## COLLECTED DATA
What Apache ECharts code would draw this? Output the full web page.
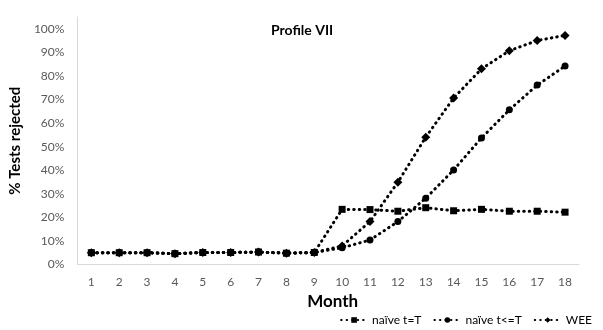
<!DOCTYPE html>
<html>
<head>
<meta charset="utf-8">
<script src="https://cdn.jsdelivr.net/npm/echarts@6/dist/echarts.min.js"></script>
<style>
  html, body { margin: 0; padding: 0; background: #fff; }
  #chart { width: 603px; height: 330px; }
</style>
</head>
<body>
<div id="chart"></div>
<script>
// Months on the x axis
const months = ['1','2','3','4','5','6','7','8','9','10','11','12','13','14','15','16','17','18'];

// Percentage of tests rejected, per method
const naiveEq = [5.0, 5.0, 5.0, 4.6, 5.1, 5.1, 5.3, 4.8, 5.1, 23.4, 23.3, 22.6, 24.1, 22.8, 23.4, 22.6, 22.6, 22.2];
const naiveLe = [5.0, 5.0, 5.0, 4.6, 5.1, 5.1, 5.3, 4.8, 5.1, 7.1, 10.4, 18.2, 28.1, 40.1, 53.7, 65.6, 76.1, 84.2];
const wee     = [5.0, 5.0, 5.0, 4.6, 5.1, 5.1, 5.3, 4.8, 5.1, 7.9, 18.2, 34.9, 54.0, 70.6, 83.0, 90.7, 95.0, 97.2];

const seriesNames = ['naïve t=T', 'naïve t<=T', 'WEE'];

const font = 'Lato, "Open Sans", sans-serif';
const dotted = { color: '#000', width: 3, type: [0.5, 5], cap: 'round' };

function makeSeries(name, data, symbol, size) {
  return {
    name: name,
    type: 'line',
    data: data,
    symbol: symbol,
    symbolSize: size,
    showAllSymbol: true,
    itemStyle: { color: '#000' },
    lineStyle: dotted,
    emphasis: { disabled: true },
    animation: false
  };
}

const chart = echarts.init(document.getElementById('chart'), null, { renderer: 'canvas' });
chart.setOption({
  backgroundColor: '#fff',
  animation: false,
  title: {
    text: 'Profile VII',
    left: 266,
    top: 18,
    textStyle: { fontFamily: font, fontWeight: 'bold', fontSize: 14, color: '#000' }
  },
  legend: {
    data: seriesNames,
    right: 6,
    top: 309,
    itemWidth: 26,
    itemHeight: 7,
    itemGap: 12,
    textStyle: { fontFamily: font, fontSize: 12, color: '#000' }
  },
  grid: { left: 72, right: 24, top: 17, bottom: 65.5, containLabel: false },
  xAxis: {
    type: 'category',
    data: months,
    boundaryGap: true,
    name: 'Month',
    nameLocation: 'middle',
    nameGap: 25,
    nameTextStyle: { fontFamily: font, fontWeight: 'bold', fontSize: 17, color: '#000', padding: [0, 0, 0, 9] },
    axisLine: { lineStyle: { color: '#d9d9d9', width: 1 } },
    axisTick: { show: false },
    axisLabel: { fontFamily: font, fontSize: 12, color: '#595959', margin: 12 },
    splitLine: { show: false }
  },
  yAxis: {
    type: 'value',
    min: 0,
    max: 105,
    interval: 10,
    name: '% Tests rejected',
    nameLocation: 'middle',
    nameGap: 48,
    nameRotate: 90,
    nameTextStyle: { fontFamily: font, fontWeight: 'bold', fontSize: 15, color: '#000' },
    axisLine: { show: true, lineStyle: { color: '#d9d9d9', width: 1 } },
    axisTick: { show: false },
    axisLabel: {
      fontFamily: font, fontSize: 12, color: '#595959', margin: 13,
      formatter: v => (v > 100 ? '' : v + '%')
    },
    splitLine: { show: false }
  },
  series: [
    makeSeries(seriesNames[0], naiveEq, 'rect', 7),
    makeSeries(seriesNames[1], naiveLe, 'circle', 7),
    makeSeries(seriesNames[2], wee, 'diamond', 9)
  ]
});
</script>
</body>
</html>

## TO DO
Quote the data above in full and without alteration; skip the pictures.

## RESULT
What Apache ECharts code would draw this? Output the full web page.
<!DOCTYPE html>
<html>
<head>
<meta charset="utf-8">
<script src="https://cdn.jsdelivr.net/npm/echarts@6/dist/echarts.min.js"></script>
<style>
  html, body { margin: 0; padding: 0; background: #fff; }
  #chart { width: 603px; height: 330px; }
</style>
</head>
<body>
<div id="chart"></div>
<script>
// Months on the x axis
const months = ['1','2','3','4','5','6','7','8','9','10','11','12','13','14','15','16','17','18'];

// Percentage of tests rejected, per method
const naiveEq = [5.0, 5.0, 5.0, 4.6, 5.1, 5.1, 5.3, 4.8, 5.1, 23.4, 23.3, 22.6, 24.1, 22.8, 23.4, 22.6, 22.6, 22.2];
const naiveLe = [5.0, 5.0, 5.0, 4.6, 5.1, 5.1, 5.3, 4.8, 5.1, 7.1, 10.4, 18.2, 28.1, 40.1, 53.7, 65.6, 76.1, 84.2];
const wee     = [5.0, 5.0, 5.0, 4.6, 5.1, 5.1, 5.3, 4.8, 5.1, 7.9, 18.2, 34.9, 54.0, 70.6, 83.0, 90.7, 95.0, 97.2];

const seriesNames = ['naïve t=T', 'naïve t<=T', 'WEE'];

const font = 'Lato, "Open Sans", sans-serif';
const dotted = { color: '#000', width: 3, type: [0.5, 5], cap: 'round' };

function makeSeries(name, data, symbol, size) {
  return {
    name: name,
    type: 'line',
    data: data,
    symbol: symbol,
    symbolSize: size,
    showAllSymbol: true,
    itemStyle: { color: '#000' },
    lineStyle: dotted,
    emphasis: { disabled: true },
    animation: false
  };
}

const chart = echarts.init(document.getElementById('chart'), null, { renderer: 'canvas' });
chart.setOption({
  backgroundColor: '#fff',
  animation: false,
  title: {
    text: 'Profile VII',
    left: 266,
    top: 18,
    textStyle: { fontFamily: font, fontWeight: 'bold', fontSize: 14, color: '#000' }
  },
  legend: {
    data: seriesNames,
    right: 6,
    top: 309,
    itemWidth: 26,
    itemHeight: 7,
    itemGap: 12,
    textStyle: { fontFamily: font, fontSize: 12, color: '#000' }
  },
  grid: { left: 72, right: 24, top: 17, bottom: 65.5, containLabel: false },
  xAxis: {
    type: 'category',
    data: months,
    boundaryGap: true,
    name: 'Month',
    nameLocation: 'middle',
    nameGap: 25,
    nameTextStyle: { fontFamily: font, fontWeight: 'bold', fontSize: 17, color: '#000', padding: [0, 0, 0, 9] },
    axisLine: { lineStyle: { color: '#d9d9d9', width: 1 } },
    axisTick: { show: false },
    axisLabel: { fontFamily: font, fontSize: 12, color: '#595959', margin: 12 },
    splitLine: { show: false }
  },
  yAxis: {
    type: 'value',
    min: 0,
    max: 105,
    interval: 10,
    name: '% Tests rejected',
    nameLocation: 'middle',
    nameGap: 48,
    nameRotate: 90,
    nameTextStyle: { fontFamily: font, fontWeight: 'bold', fontSize: 15, color: '#000' },
    axisLine: { show: true, lineStyle: { color: '#d9d9d9', width: 1 } },
    axisTick: { show: false },
    axisLabel: {
      fontFamily: font, fontSize: 12, color: '#595959', margin: 13,
      formatter: v => (v > 100 ? '' : v + '%')
    },
    splitLine: { show: false }
  },
  series: [
    makeSeries(seriesNames[0], naiveEq, 'rect', 7),
    makeSeries(seriesNames[1], naiveLe, 'circle', 7),
    makeSeries(seriesNames[2], wee, 'diamond', 9)
  ]
});
</script>
</body>
</html>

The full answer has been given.